The Department of Education could foot the salaries of more than a thousand teachers with the money it spends measuring and promoting student performance, according to a report released today by City Council member Bill De Blasio.
By reducing spending on developing, administering, and grading tests, and by cutting the department’s media relations office, the DOE could save more than $57 million a year, De Blasio’s office found. That would be enough to support the salaries of 1,038 teachers who earn an average of $50,000 a year.
At today’s City Council hearing about the DOE’s budget, De Blasio, who is running for public advocate, told Schools Chancellor Joel Klein that he is “perplexed by the notion that assessment is somehow more valuable than front-line” school staff. The department’s preliminary budget for the upcoming fiscal year includes potential teacher layoffs, but it does not call for substantial cuts to the DOE’s accountability office.
Klein defended spending on assessment even when budgets are tight, saying that teachers cannot do their jobs without good student performance data. He also noted, as he has before, that President Obama has told states to build systems to manage accountability data. “I expect we will get additional federal dollars to actually enhance those systems,” he said.

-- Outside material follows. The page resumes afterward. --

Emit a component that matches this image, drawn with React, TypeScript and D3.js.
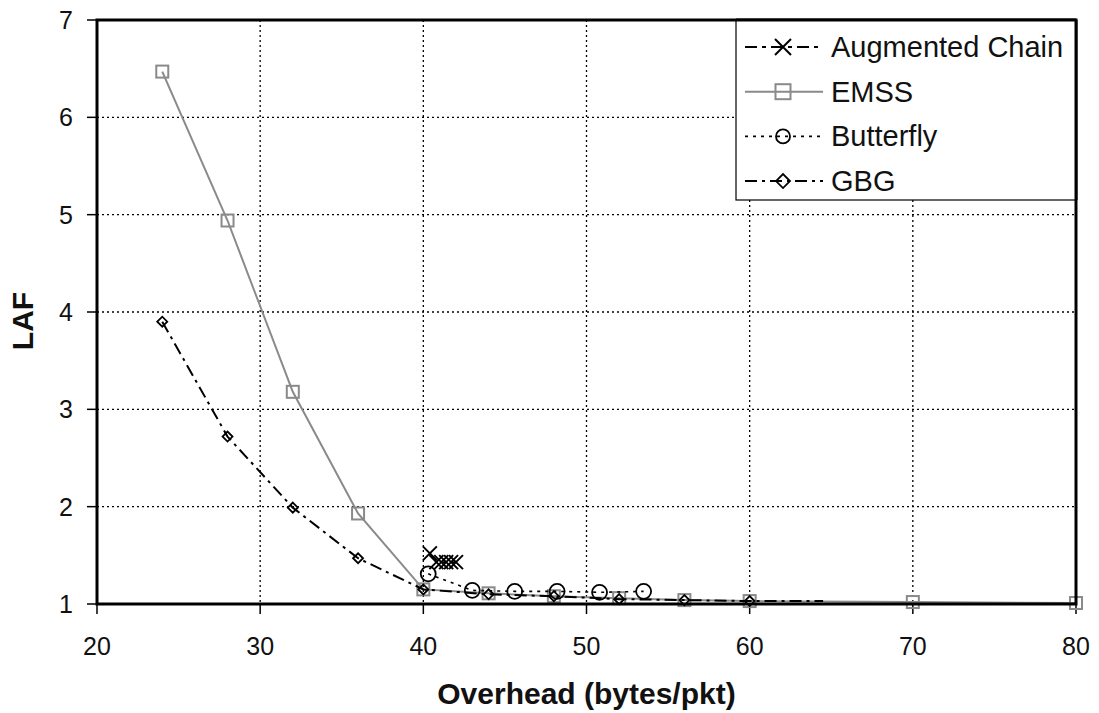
import React from "react";
import * as d3 from "d3";

const xTicks = [20, 30, 40, 50, 60, 70, 80];
const yTicks = [1, 2, 3, 4, 5, 6, 7];

const augX = [40.4, 40.8, 41.1, 41.4, 41.7, 42.0];
const augY = [1.52, 1.43, 1.43, 1.43, 1.43, 1.43];

const emssX = [24, 28, 32, 36, 40, 44, 48, 52, 56, 60, 70, 80];
const emssY = [6.47, 4.94, 3.18, 1.93, 1.15, 1.11, 1.08, 1.06, 1.04, 1.03, 1.02, 1.01];

const butterflyX = [40.3, 43.0, 45.6, 48.2, 50.8, 53.5];
const butterflyY = [1.31, 1.14, 1.13, 1.13, 1.12, 1.13];

const gbgX = [24, 28, 32, 36, 40, 44, 48, 52, 56, 60, 64.5];
const gbgY = [3.9, 2.72, 1.99, 1.47, 1.15, 1.1, 1.08, 1.05, 1.04, 1.03, 1.03];
const gbgMarked = 10; // markers drawn on the first 10 points

const seriesNames = ["Augmented Chain", "EMSS", "Butterfly", "GBG"];

const W = 1099;
const H = 713;
const L = 97, R = 1076, T = 20, B = 604;
const FONT = "'Liberation Sans', Arial, sans-serif";

type Pt = [number, number];

function marker(kind: string, cx: number, cy: number, key: string | number, big = false) {
  if (kind === "x") {
    const s = big ? 8 : 7;
    return (
      <path key={key} d={`M${cx - s},${cy - s}L${cx + s},${cy + s}M${cx - s},${cy + s}L${cx + s},${cy - s}`}
        stroke="#000" strokeWidth={2} fill="none" />
    );
  }
  if (kind === "sq") {
    const s = big ? 7.5 : 6;
    return <rect key={key} x={cx - s} y={cy - s} width={2 * s} height={2 * s} fill="none" stroke="#8a8a8a" strokeWidth={2} />;
  }
  if (kind === "circ") {
    return <circle key={key} cx={cx} cy={cy} r={big ? 7 : 7.5} fill="none" stroke="#000" strokeWidth={1.8} />;
  }
  const s = big ? 7 : 5;
  return <path key={key} d={`M${cx - s},${cy}L${cx},${cy - s}L${cx + s},${cy}L${cx},${cy + s}Z`} fill="none" stroke="#000" strokeWidth={1.8} />;
}

export default function App() {
  const x = d3.scaleLinear().domain([20, 80]).range([L, R]);
  const y = d3.scaleLinear().domain([1, 7]).range([B, T]);
  const line = d3.line<Pt>().x((d) => x(d[0])).y((d) => y(d[1]));
  const zip = (a: number[], b: number[]): Pt[] => a.map((v, i) => [v, b[i]]);

  const series = [
    { name: seriesNames[0], pts: zip(augX, augY), stroke: "#000", width: 1.8, dash: "12,5,4,5", m: "x", nm: augX.length },
    { name: seriesNames[1], pts: zip(emssX, emssY), stroke: "#8a8a8a", width: 2, dash: "", m: "sq", nm: emssX.length },
    { name: seriesNames[2], pts: zip(butterflyX, butterflyY), stroke: "#000", width: 1.6, dash: "3,5", m: "circ", nm: butterflyX.length },
    { name: seriesNames[3], pts: zip(gbgX, gbgY), stroke: "#000", width: 2, dash: "12,5,3,5", m: "dia", nm: gbgMarked },
  ];

  const drawOrder = [1, 3, 2, 0];
  const legX = 736, legY = T, legW = R - 736, legH = 180;

  return (
    <svg width={W} height={H} style={{ position: "absolute", left: 0, top: 0, background: "#fff" }} fontFamily={FONT}>
      <rect x={0} y={0} width={W} height={H} fill="#fff" />
      {/* grid */}
      {xTicks.slice(1, -1).map((t) => (
        <line key={"gx" + t} x1={x(t)} x2={x(t)} y1={T} y2={B} stroke="#000" strokeWidth={1.3} strokeDasharray="2,3" />
      ))}
      {yTicks.slice(1, -1).map((t) => (
        <line key={"gy" + t} x1={L} x2={R} y1={y(t)} y2={y(t)} stroke="#000" strokeWidth={1.3} strokeDasharray="2,3" />
      ))}
      {/* ticks */}
      {xTicks.map((t) => (
        <g key={"tx" + t}>
          <line x1={x(t)} x2={x(t)} y1={B} y2={B + 10} stroke="#000" strokeWidth={1.5} />
          <text x={x(t)} y={655} textAnchor="middle" fontSize={25} fill="#111">{t}</text>
        </g>
      ))}
      {yTicks.map((t) => (
        <g key={"ty" + t}>
          <line x1={L - 10} x2={L} y1={y(t)} y2={y(t)} stroke="#000" strokeWidth={1.5} />
          <text x={73} y={y(t) + 9} textAnchor="end" fontSize={25} fill="#111">{t}</text>
        </g>
      ))}
      {/* series */}
      {drawOrder.map((i) => {
        const s = series[i];
        return (
          <g key={"s" + i}>
            <path d={line(s.pts) || ""} fill="none" stroke={s.stroke} strokeWidth={s.width}
              strokeDasharray={s.dash || undefined} />
            {s.pts.slice(0, s.nm).map((p, j) => marker(s.m, x(p[0]), y(p[1]), j))}
          </g>
        );
      })}
      {/* frame */}
      <rect x={L} y={T} width={R - L} height={B - T} fill="none" stroke="#000" strokeWidth={3} />
      {/* legend */}
      <rect x={legX} y={legY} width={legW} height={legH} fill="#fff" stroke="#000" strokeWidth={1.2} />
      <line x1={legX} x2={R} y1={T} y2={T} stroke="#000" strokeWidth={3} />
      <line x1={R} x2={R} y1={T} y2={T + legH} stroke="#000" strokeWidth={3} />
      {series.map((s, i) => {
        const cy = 47 + i * 44.7;
        return (
          <g key={"l" + i}>
            <line x1={745} x2={823} y1={cy} y2={cy} stroke={s.stroke} strokeWidth={s.width}
              strokeDasharray={s.dash || undefined} />
            {marker(s.m, 783, cy, "m", true)}
            <text x={831} y={cy + 10} fontSize={29} fill="#111">{s.name}</text>
          </g>
        );
      })}
      {/* axis titles */}
      <text x={(L + R) / 2} y={704} textAnchor="middle" fontSize={30} fontWeight="bold" fill="#111">Overhead (bytes/pkt)</text>
      <text transform={`translate(33,321) rotate(-90)`} textAnchor="middle" fontSize={30} fontWeight="bold" fill="#111">LAF</text>
    </svg>
  );
}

But he indicated that he would consider cuts to accountability if absolutely necessary. “Let me be clear: There are no sacred cows,” Klein said in response to prodding from De Blasio.
According to a report released in November by the current public advocate, Betsy Gotbaum, the DOE will have spent more than $300 million on accountability by the end of this school year. Gotbaum’s figure did not include the cost of periodic assessments, regular tests that all schools must administer but which are not used to evaluate schools or students.
De Blasio’s report advocates eliminating the periodic assessments. The report also notes that in 2008 the DOE spent an average of $10,000 per school day on couriers to transport the assessments between schools and the department’s central accountability office. In the past, Klein has defended the cost of transporting tests by courier.